Шекспир (с важностью чревовещает). Так пустоту ума смех громкий выдает. (Блуму.) Мнил ты аки невидимым пребыти. Вот и глазей. (Кричит и хохочет черным каплуном.) Ягого! Как там у меня Отелло отельчески придушил свою Вездеходу! Хо-хо! Ягогого!
Блум (трем шлюхам, с уязвленной улыбкой). А когда я услышу, о чем вы шутите? [512]

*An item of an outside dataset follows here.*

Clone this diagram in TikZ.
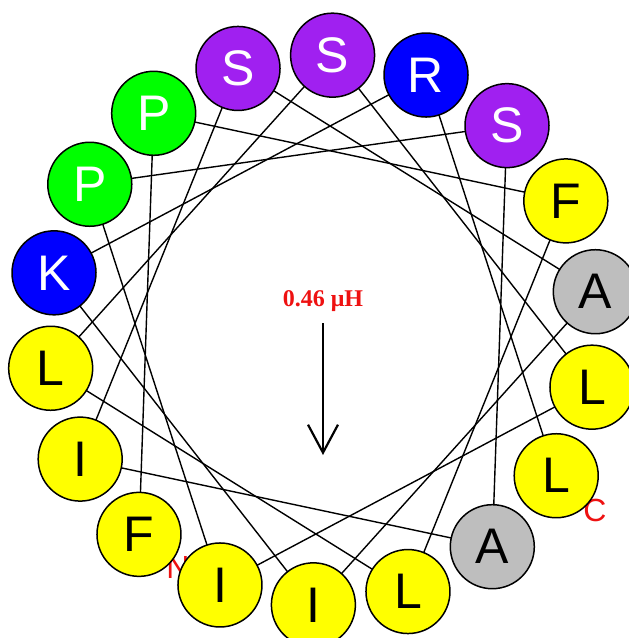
\documentclass[tikz,border=0pt]{standalone}
\usepackage{fontspec}
\setmainfont{Liberation Sans}
\newfontfamily\serifb{Liberation Serif}
\usetikzlibrary{arrows.meta}
\definecolor{yel}{HTML}{FFFF00}
\definecolor{gry}{HTML}{BEBEBE}
\definecolor{grn}{HTML}{00FF00}
\definecolor{blu}{HTML}{0000FF}
\definecolor{pur}{HTML}{A020F0}
\definecolor{lab}{HTML}{EE1111}
\tikzset{
  res/.style={circle,draw=black,line width=1.5pt,minimum size=84pt,inner sep=0pt,
    font=\fontsize{50}{50}\selectfont},
  dark/.style={res,text=white},
  light/.style={res,text=black},
  link/.style={line width=1.4pt,black},
  term/.style={text=lab,font=\fontsize{32}{32}\selectfont},
}
\begin{document}
\begin{tikzpicture}[x=1pt,y=1pt]
\useasboundingbox (-323,-308) rectangle (306,330);
% positions
\foreach \k/\a in {0/-132,1/128,2/28,3/-72,4/-172,5/88,6/-12,7/-112,8/148,9/48,10/-52,11/-152,12/108,13/8,14/-92,15/168,16/68,17/-32}
  \coordinate (c\k) at (\a:275);
% helix connectors
\foreach \i [evaluate=\i as \j using int(\i+1)] in {0,...,16}
  \draw[link] (c\i) -- (c\j);
% terminal labels
\node[term] (nterm) at (-145,-237) {N};
\node[term] (cterm) at (272,-180) {C};
% residues
\node[light,fill=yel] (r0) at (c0) {F};
\node[dark,fill=grn] (r1) at (c1) {P};
\node[light,fill=yel] (r2) at (c2) {F};
\node[light,fill=yel] (r3) at (c3) {L};
\node[light,fill=yel] (r4) at (c4) {L};
\node[dark,fill=pur] (r5) at (c5) {S};
\node[light,fill=yel] (r6) at (c6) {L};
\node[light,fill=yel] (r7) at (c7) {I};
\node[dark,fill=grn] (r8) at (c8) {P};
\node[dark,fill=pur] (r9) at (c9) {S};
\node[light,fill=gry] (r10) at (c10) {A};
\node[light,fill=yel] (r11) at (c11) {I};
\node[dark,fill=pur] (r12) at (c12) {S};
\node[light,fill=gry] (r13) at (c13) {A};
\node[light,fill=yel] (r14) at (c14) {I};
\node[dark,fill=blu] (r15) at (c15) {K};
\node[dark,fill=blu] (r16) at (c16) {R};
\node[light,fill=yel] (r17) at (c17) {L};
% hydrophobic moment
\node[text=lab,font=\serifb\bfseries\fontsize{24}{24}\selectfont] (mu) at (0,29) {0.46 μH};
\coordinate (mtop) at (0,7);
\coordinate (mtip) at (0,-125);
\draw[line width=2.2pt,-{Straight Barb[length=28pt,width=30pt,line width=2.2pt]}] (mtop) -- (mtip);
\end{tikzpicture}
\end{document}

Рогоносец-Шекспир (по теории Стивена) смотрит на рогоносца-Польди и нетрезвого Стивена после того, как Линч цитирует Гамлета, наставляющего актеров и напоминающего им о том, что их цель, «как прежде, так и теперь была и есть — держать как бы зеркало перед природой». Безбородый, с застывшими параличными чертами Шекспир увенчан рогами рогоносца — но он все равно величав [513], когда неверно цитирует из поэмы Оливера Голдсмита «Покинутая деревня» (1770): «И громкий смех, что выдал ум пустой» («пустой» тут следует понимать в положительном смысле — «досужий», «отдохнувший»). Шекспир порицает не только порожний ум Линча, но и пустоту Бойлана и шлюх, потешающихся над бедным Польди. Самого же Польди Шекспир остерегает сделаться вторым Отелло, побужденного Яго-Бойланом к тому, чтобы убить Молли — как Отелло «отельчески» убил «Четверговую мать» [514].